Given information »
┌──
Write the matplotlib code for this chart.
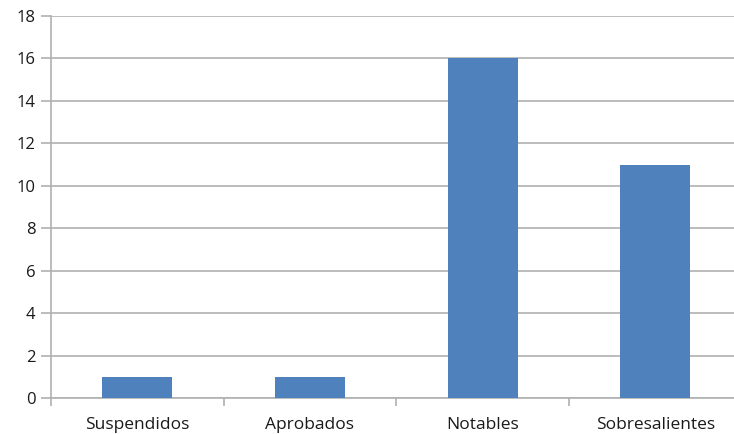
import matplotlib.pyplot as plt

categories = ['Suspendidos', 'Aprobados', 'Notables', 'Sobresalientes']
counts = [1, 1, 16, 11]
y_ticks = [0, 2, 4, 6, 8, 10, 12, 14, 16, 18]

plt.rcParams['font.family'] = ['Open Sans', 'DejaVu Sans']

W, H = 734, 434
fig = plt.figure(figsize=(W / 100, H / 100), dpi=100)
# plot area runs slightly past the right edge, like the exported sheet chart
left, right, top, bottom = 51, 741.5, 16, 398
ax = fig.add_axes([left / W, (H - bottom) / H, (right - left) / W, (bottom - top) / H])

grid_col = '#b0b0b0'
ax.bar(range(len(categories)), counts, width=0.405, color='#4f81bd', zorder=3)

ax.set_xlim(-0.5, len(categories) - 0.5)
ax.set_ylim(0, 18)
ax.set_yticks(y_ticks)
ax.yaxis.grid(True, color=grid_col, linewidth=1.2, zorder=0)

ax.set_xticks(range(len(categories)))
ax.set_xticklabels(categories)
ax.set_xticks([i + 0.5 for i in range(-1, len(categories))], minor=True)
ax.tick_params(axis='x', which='major', length=0, pad=14, labelsize=12.5, colors='#1a1a1a')
ax.tick_params(axis='x', which='minor', length=6, width=1.2, color=grid_col)
ax.tick_params(axis='y', length=7, width=1.2, color=grid_col, pad=4, labelsize=12, labelcolor='#1a1a1a')

for s in ['top', 'right']:
    ax.spines[s].set_visible(False)
ax.spines['left'].set_color(grid_col)
ax.spines['left'].set_linewidth(1.2)
ax.spines['bottom'].set_color(grid_col)
ax.spines['bottom'].set_linewidth(1.2)

fig.savefig('out.png', dpi=100)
└──
Copy exactly the lines running from the beginning of the listing through the line that has "width=0.405, color='#4f81bd', zorder=3)". Drop the pictures.

Response to this task »
Write the matplotlib code for this chart.
import matplotlib.pyplot as plt

categories = ['Suspendidos', 'Aprobados', 'Notables', 'Sobresalientes']
counts = [1, 1, 16, 11]
y_ticks = [0, 2, 4, 6, 8, 10, 12, 14, 16, 18]

plt.rcParams['font.family'] = ['Open Sans', 'DejaVu Sans']

W, H = 734, 434
fig = plt.figure(figsize=(W / 100, H / 100), dpi=100)
# plot area runs slightly past the right edge, like the exported sheet chart
left, right, top, bottom = 51, 741.5, 16, 398
ax = fig.add_axes([left / W, (H - bottom) / H, (right - left) / W, (bottom - top) / H])

grid_col = '#b0b0b0'
ax.bar(range(len(categories)), counts, width=0.405, color='#4f81bd', zorder=3)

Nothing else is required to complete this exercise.